Le Dr François Batiot n’a pas hésité un instant avant de s’engager. Le 1er juillet dernier, il reçoit un courrier électronique du ministère de la Santé qui lance un appel au volontariat pour une mission de renfort en Guyane où le Covid-19 sévit depuis plusieurs mois. Réponse attendue dans les 24 heures. Il a fallu moins de temps au généraliste de 43 ans pour se porter candidat, avant même d’obtenir le feu vert de sa hiérarchie au CHU de Poitiers où il est salarié.
Le 11 août, il embarquait avec deux autres confrères et plusieurs soignants en direction de Cayenne. « Initialement, je devais être basé à Saint-Laurent-du-Maroni, raconte le Dr Batiot. Finalement, on m’a envoyé faire du soin en pleine forêt amazonienne dans les villages des tribus amérindiennes ! » Il lui faudra voyager trois heures en avion pour rejoindre Maripasoula, puis un après-midi en pirogue pour atteindre sa destination.
Oublier ses repères
Pendant près d’un mois, il ira de village en village pour soigner les Wayanas, parfois assisté d’une interprète, fille du chef local. « J’étais très enthousiaste, mais j’avais tout de même quelques appréhensions. Cela faisait quinze ans que je n’avais pas fait d’urgences. Partir là-bas, tout seul avec un infirmier… »
Le généraliste devra oublier tous ses repères. Exit le colloque singulier, « là où il n’y avait pas de dispensaire, je consultais en plein air dans le Tukusipan du village, qui ressemble à une grande hutte, devant tous les villageois », se souvient le Dr Batiot. Les pathologies sont très variées, maladies infectieuses, dermatoses, dengue, « et encore beaucoup de cas de Covid », même si le pic de l’épidémie date des mois de juin et juillet.
Les tribus Wayanas n’ont pas été épargnées par l’épidémie, bien au contraire. « Les gens qui n’ont pas été contaminés sont minoritaires, explique le généraliste. Les villages sont isolés, mais il y a beaucoup de passages, notamment avec les activités d’orpaillage. » Pour le médecin, l’expérience se révèle « incroyable sur le plan médical et humain » auprès d’une population « fantastique ». « J’ai fait du soin, rien que du soin, centré sur le patient… et sans les tracas administratifs », se réjouit le médecin.

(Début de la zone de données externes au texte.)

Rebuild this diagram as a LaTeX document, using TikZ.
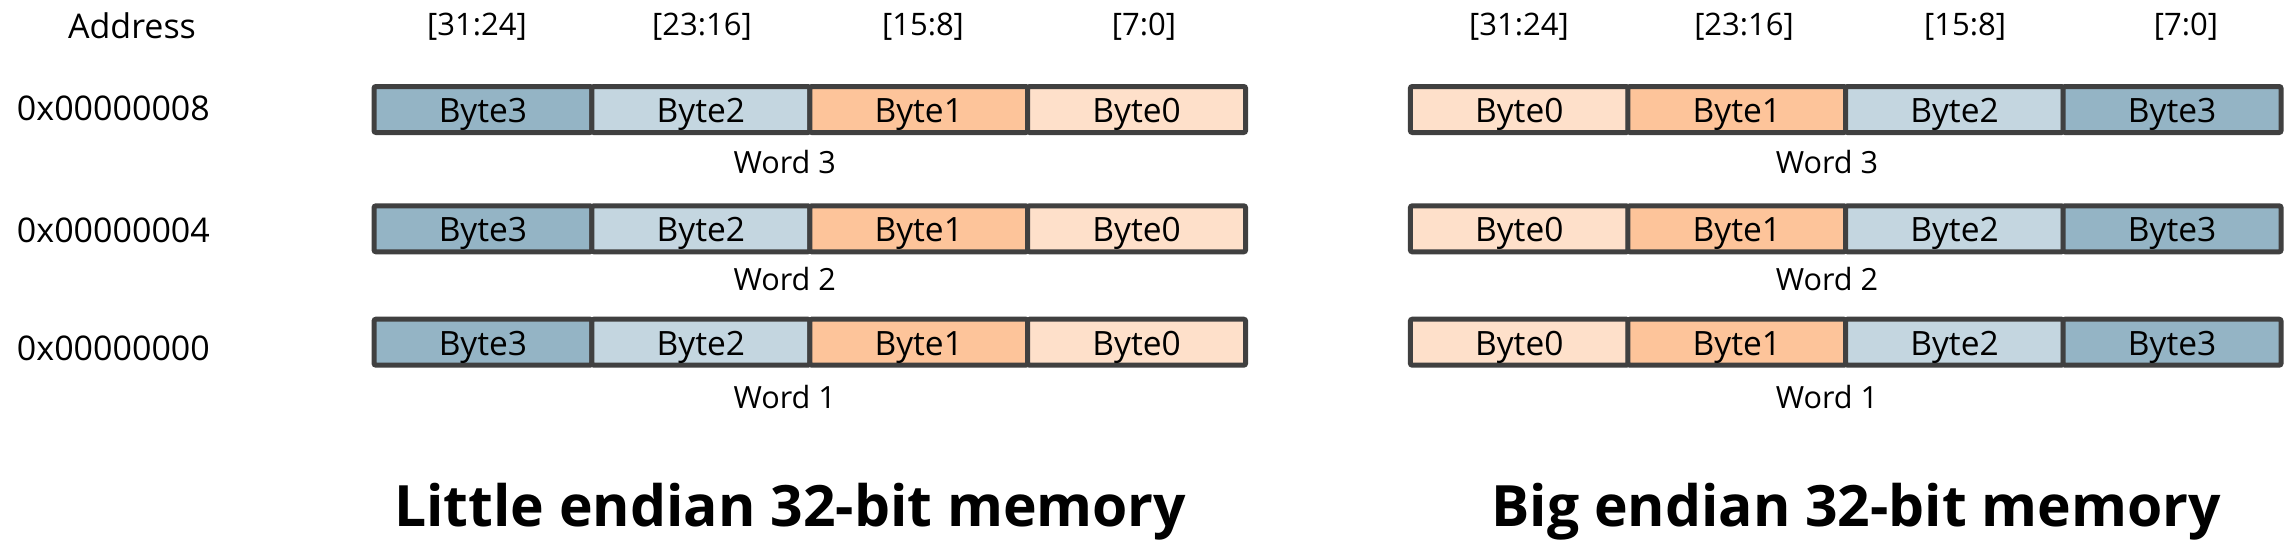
\documentclass[tikz,border=0pt]{standalone}
\usepackage{fontspec}
\setmainfont{Open Sans}
\definecolor{cA}{HTML}{94B4C5}
\definecolor{cB}{HTML}{C4D6E0}
\definecolor{cC}{HTML}{FDC49A}
\definecolor{cD}{HTML}{FEE0CA}
\definecolor{edge}{HTML}{404040}
\begin{document}
\begin{tikzpicture}[x=0.5pt,y=-0.5pt,
  cell/.style={draw=edge, line width=2.5pt, rounded corners=1pt, inner sep=0pt,
    minimum width=108.95pt, minimum height=23pt, text height=13.1pt, text depth=0pt,
    font=\fontsize{16.75pt}{18pt}\selectfont},
  addr/.style={anchor=base west, inner sep=0pt, font=\fontsize{17pt}{19pt}\selectfont},
  hdr/.style={anchor=base, inner sep=0pt, font=\fontsize{15.5pt}{17pt}\selectfont},
  wordlab/.style={anchor=base, inner sep=0pt, font=\fontsize{15.3pt}{17pt}\selectfont},
  ttl/.style={anchor=base west, inner sep=0pt, font=\fontsize{28.5pt}{32pt}\selectfont\bfseries}]
\useasboundingbox (0,0) rectangle (2295,546);
\fill[white] (0,0) rectangle (2295,546);
% header
\node[anchor=base, inner sep=0pt, font=\fontsize{17pt}{19pt}\selectfont] (addrhdr) at (132,38) {Address};
\node[hdr] (lh0) at (477,35) {[31:24]};
\node[hdr] (lh1) at (702,35) {[23:16]};
\node[hdr] (lh2) at (923,35) {[15:8]};
\node[hdr] (lh3) at (1144,35) {[7:0]};
\node[hdr] (rh0) at (1519,35) {[31:24]};
\node[hdr] (rh1) at (1744,35) {[23:16]};
\node[hdr] (rh2) at (1965,35) {[15:8]};
\node[hdr] (rh3) at (2186,35) {[7:0]};
% addresses
\node[addr] (a8) at (16.6,120) {0x00000008};
\node[addr] (a4) at (16.6,242.3) {0x00000004};
\node[addr] (a0) at (16.6,360) {0x00000000};
% cells
\foreach \r/\y in {3/109.5, 2/228.8, 1/342.2} {
  \foreach \k/\lab/\col in {0/Byte3/cA, 1/Byte2/cB, 2/Byte1/cC, 3/Byte0/cD} {
    \node[cell, fill=\col] (L\r c\k) at ({482.95+217.9*\k}, \y) {\lab};
  }
  \foreach \k/\lab/\col in {0/Byte0/cD, 1/Byte1/cC, 2/Byte2/cB, 3/Byte3/cA} {
    \node[cell, fill=\col] (R\r c\k) at ({1519.3+217.6*\k}, \y) {\lab};
  }
}
% word labels
\node[wordlab] (lw3) at (784.7,173) {Word 3};
\node[wordlab] (lw2) at (784.7,290.7) {Word 2};
\node[wordlab] (lw1) at (784.7,408) {Word 1};
\node[wordlab] (rw3) at (1827,173) {Word 3};
\node[wordlab] (rw2) at (1827,290.7) {Word 2};
\node[wordlab] (rw1) at (1827,408) {Word 1};
% titles
\node[ttl] (lt) at (394,526) {Little endian 32-bit memory};
\node[ttl] (rt) at (1491,526) {Big endian 32-bit memory};
\end{tikzpicture}
\end{document}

Retrouver l'âme de la médecin générale
Son travail de terrain à Poitiers l’a également beaucoup aidé dans cette mission. Depuis deux ans, le Dr Batiot est médecin responsable au sein au sein du relais Georges-Charbonnier qui fait partie de la PASS (permanence d’accès aux soins de santé) du CHU. Durant la première vague épidémique, cette structure qui s’adresse aux personnes en situation de précarité, a pris en charge près de 30 % des cas de Covid dans la Vienne, grâce à son travail hors les murs de l’hôpital.
Le relais voit également passer de nombreux migrants. « Ce travail global que l’on fait autour d’une personne qui n’a pas la même culture que nous, c’est quelque chose qui m’a beaucoup servi sur place », raconte le généraliste qui n’en est pas à sa première expérience à l’étranger. Il a déjà participé à des missions courtes au Burkina Faso et au Cambodge. Il a également fondé une association, Ya techegbo, qui prend en charge les femmes victimes de violence au Bénin.
Avant de rejoindre la PASS, il avait exercé 14 ans en libéral. « Je ne m’y retrouvais plus dans la pratique de cabinet, avoue le Dr Batiot. Je voulais retrouver l’âme de la médecine générale dans le sens où on a une prise en charge globale de la personne en prenant en compte l’environnement dans lequel elle évolue. » Tout ce qu'il a trouvé pendant sa mission auprès des Wayanas.